Yeah, true. If you compress, then you're absolutely right. In this case, we did not do any compression, but it's still smaller if you do not do a text-based encoding of your floats. However, here again, you're trading for decompression CPU cycles with disk or network
or whatever it is where your data is stored access, which is way slower. So in many cases, if you have efficient compression and efficient decompression especially, then loading smaller data and decompressing it can be way faster still than having the uncompressed version.
There are nice examples of this. I know for SAR, definitely, you can choose your compressor, for example, and play with it having an uncompressed version versus different compressors, and there are nice papers about exactly this question. Thank you. Maybe one example for JSON loading, I believe you can have libraries that expect a specific
schema for your JSON and also parsing with this, you have more information about your input. It might not be a binary schema on disk, but still loading it with this information up front is also faster than just parsing it as usual.

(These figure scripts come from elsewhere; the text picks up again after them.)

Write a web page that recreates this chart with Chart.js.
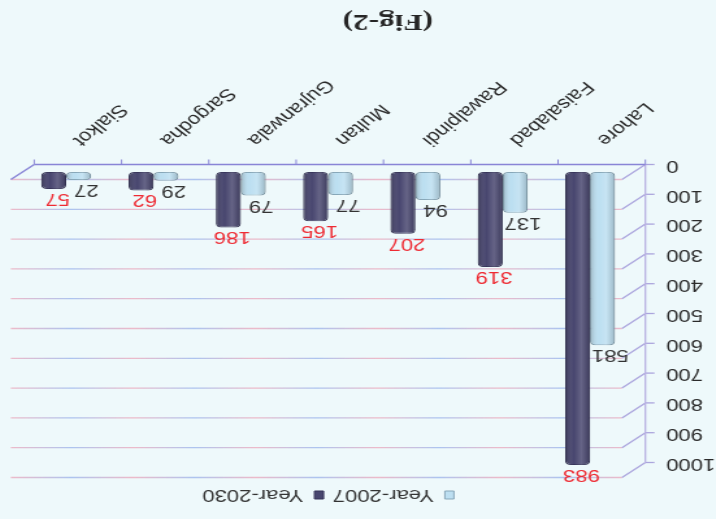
<!DOCTYPE html>
<html>
<head>
<meta charset="utf-8">
<script src="https://cdn.jsdelivr.net/npm/chart.js@4/dist/chart.umd.min.js"></script>
<style>
  html, body { margin: 0; padding: 0; width: 716px; height: 519px; overflow: hidden; background: #eef9fb; }
  /* the figure is printed turned half a turn and slightly widened */
  #wrap { position: absolute; left: 0; top: 0; width: 551px; height: 519px;
          transform-origin: 0 0; transform: matrix(-1.2995, 0, 0, -1, 716, 519); }
</style>
</head>
<body>
<div id="wrap"><canvas id="chart"></canvas></div>
<script>
// Population of the main cities (in ten thousands)
const categories = ['Lahore', 'Faisalabad', 'Rawalpindi', 'Multan', 'Gujranwala', 'Sargodha', 'Sialkot'];
const year2007 = [581, 137, 94, 77, 79, 29, 27];
const year2030 = [983, 319, 207, 165, 186, 62, 57];
const valueTicks = [0, 100, 200, 300, 400, 500, 600, 700, 800, 900, 1000];
const seriesNames = ['Year-2007', 'Year-2030'];
const figureCaption = '(Fig-2)';

Chart.defaults.font.family = '"Liberation Sans", Arial, sans-serif';
Chart.defaults.font.size = 17;

// pseudo-3D depth of the plot box
const DX = 9, DY = 7.5;

function seg(ctx, x1, y1, x2, y2) {
  ctx.beginPath(); ctx.moveTo(x1, y1); ctx.lineTo(x2, y2); ctx.stroke();
}

// back wall grid, front value axis and floor edges
const wallPlugin = {
  id: 'walls',
  beforeDatasetsDraw(chart) {
    const { ctx, chartArea: a, scales: { x, y } } = chart;
    ctx.save();
    const g = ctx.createLinearGradient(a.left + DX, 0, a.right + DX, 0);
    const stops = ['rgba(236,160,180,0.7)', 'rgba(150,178,236,0.75)'];
    for (let i = 0; i <= 10; i++) g.addColorStop(i / 10, stops[i % 2]);
    ctx.lineWidth = 1.3;
    valueTicks.forEach(v => {
      const py = y.getPixelForValue(v);
      ctx.strokeStyle = g;
      seg(ctx, a.left + DX, py - DY, a.right + DX, py - DY);
      ctx.strokeStyle = '#aba5dd';
      seg(ctx, a.left - DX, py + DY, a.left + DX, py - DY);
      seg(ctx, a.left - DX - 7, py + DY, a.left - DX, py + DY);
    });
    const y0 = y.getPixelForValue(0), y1 = y.getPixelForValue(valueTicks[valueTicks.length - 1]);
    ctx.strokeStyle = '#b9b2e2';
    seg(ctx, a.left - DX, y0 + DY, a.left - DX, y1 + DY);
    ctx.strokeStyle = '#8985d6';
    ctx.lineWidth = 1.5;
    seg(ctx, a.left - DX, y0 + DY, a.right - DX, y0 + DY);
    seg(ctx, a.right - DX, y0 + DY, a.right + DX, y0 - DY);
    const step = x.width / categories.length;
    ctx.lineWidth = 1;
    for (let i = 0; i <= categories.length; i++) {
      const bx = a.left + i * step - DX;
      seg(ctx, bx, y0 + DY, bx, y0 + DY + 5);
    }
    ctx.restore();
  }
};

// round shading on the columns and value labels at their ends
const barLabelPlugin = {
  id: 'barLabels',
  afterDatasetsDraw(chart) {
    const { ctx } = chart;
    ctx.save();
    chart.data.datasets.forEach((ds, di) => {
      chart.getDatasetMeta(di).data.forEach(bar => {
        const left = bar.x - bar.width / 2;
        const g = ctx.createLinearGradient(left, 0, left + bar.width, 0);
        g.addColorStop(0, 'rgba(0,0,0,0.18)');
        g.addColorStop(0.35, 'rgba(255,255,255,0.16)');
        g.addColorStop(0.65, 'rgba(255,255,255,0)');
        g.addColorStop(1, 'rgba(0,0,0,0.22)');
        ctx.fillStyle = g;
        ctx.beginPath();
        ctx.roundRect(left, bar.y, bar.width, bar.base - bar.y, 4);
        ctx.fill();
      });
    });
    ctx.font = '17px "Liberation Sans", Arial, sans-serif';
    ctx.textAlign = 'center';
    ctx.textBaseline = 'alphabetic';
    chart.data.datasets.forEach((ds, di) => {
      ctx.fillStyle = di === 0 ? '#333333' : '#ee2b33';
      const shift = di === 0 ? -6 : -3;
      chart.getDatasetMeta(di).data.forEach((bar, i) => {
        ctx.fillText(String(ds.data[i]), bar.x + shift, bar.y - 5);
      });
    });
    ctx.restore();
  }
};

// figure caption under the plot
const captionPlugin = {
  id: 'caption',
  afterDraw(chart) {
    const { ctx } = chart;
    ctx.save();
    ctx.font = 'bold 24px "Liberation Serif", "Times New Roman", serif';
    ctx.fillStyle = '#262626';
    ctx.textAlign = 'center';
    ctx.textBaseline = 'middle';
    ctx.fillText(figureCaption, chart.width / 2 - 23, chart.height - 21);
    ctx.restore();
  }
};

// small gap between the legend and the plot box
const legendGapPlugin = {
  id: 'legendGap',
  beforeInit(chart) {
    Chart.layouts.addBox(chart, {
      position: 'top', weight: 500, fullSize: true,
      options: { stackWeight: 1 },
      width: 0, height: 0, top: 0, left: 0, right: 0, bottom: 0,
      isHorizontal() { return true; },
      update(maxWidth) { this.width = maxWidth; this.height = 6.5; },
      draw() {}
    });
  }
};

new Chart(document.getElementById('chart'), {
  type: 'bar',
  data: {
    labels: categories,
    datasets: [
      { label: seriesNames[0], data: year2007, backgroundColor: '#bcdff1', borderColor: '#86a7b9',
        borderWidth: 1, borderSkipped: false, borderRadius: 4, categoryPercentage: 0.57, barPercentage: 1 },
      { label: seriesNames[1], data: year2030, backgroundColor: '#48466f', borderColor: '#36345a',
        borderWidth: 1, borderSkipped: false, borderRadius: 4, categoryPercentage: 0.57, barPercentage: 1 }
    ]
  },
  options: {
    responsive: true,
    maintainAspectRatio: false,
    animation: false,
    layout: { padding: { top: 8.5, right: 17.4, bottom: 0, left: 0 } },
    plugins: {
      legend: {
        position: 'top', fullSize: false,
        labels: { boxWidth: 7, boxHeight: 8, padding: 7, color: '#333333',
                  font: { size: 17 } }
      },
      title: { display: false },
      tooltip: { enabled: false }
    },
    scales: {
      x: {
        grid: { display: false, drawTicks: false },
        border: { display: false },
        ticks: { autoSkip: false, minRotation: 45, maxRotation: 45, padding: 22, labelOffset: -8,
                 color: '#2b2b2b', font: { size: 17 } },
        afterFit(s) { s.height = 172; }
      },
      y: {
        min: 0, max: 1000,
        grid: { display: false, drawTicks: false },
        border: { display: false },
        ticks: { stepSize: 100, padding: 25, labelOffset: 6.5, color: '#2b2b2b', font: { size: 17 },
                 callback: v => String(v) },
        afterFit(s) { s.width = 63.3; }
      }
    }
  },
  plugins: [wallPlugin, barLabelPlugin, captionPlugin, legendGapPlugin]
});
</script>
</body>
</html>
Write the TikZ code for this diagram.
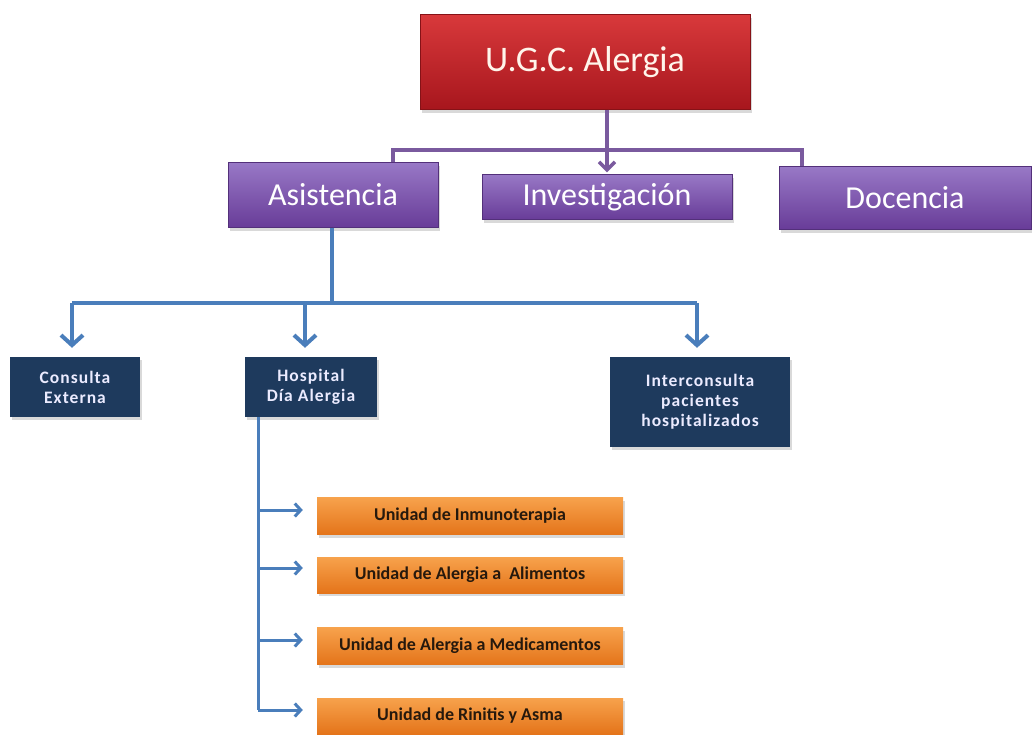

Hi, thank you for the talk. I have one question about the data that you're processing. Basically the example was like numeric data, and I'm wondering if you have any advice on like parsing and like processing strings, how to deal with this problem, speed up
this type of code. To be honest, we don't have much experience with strings ourselves. So the only recommendations I know basically is checking the encoding, if you can have an efficient encoding, if you don't need full Unicode support, that helps up front
just also to optimize your data format on disk. If you have a maximum length, those are typical techniques you can use. I think it should be a very conscious decision about arbitrary length strings or fixed length length strings. For example, SAR I think has support for both, if I'm not mistaken.
And there you can play with those parameters, but beyond that, I'm not an expert myself, to be honest. Thank you. Good question. Okay, so are there any more questions? We still have five minutes. Otherwise you will get five more minutes, grab another coffee or something, and give
it up again for Valentin and Jonathan.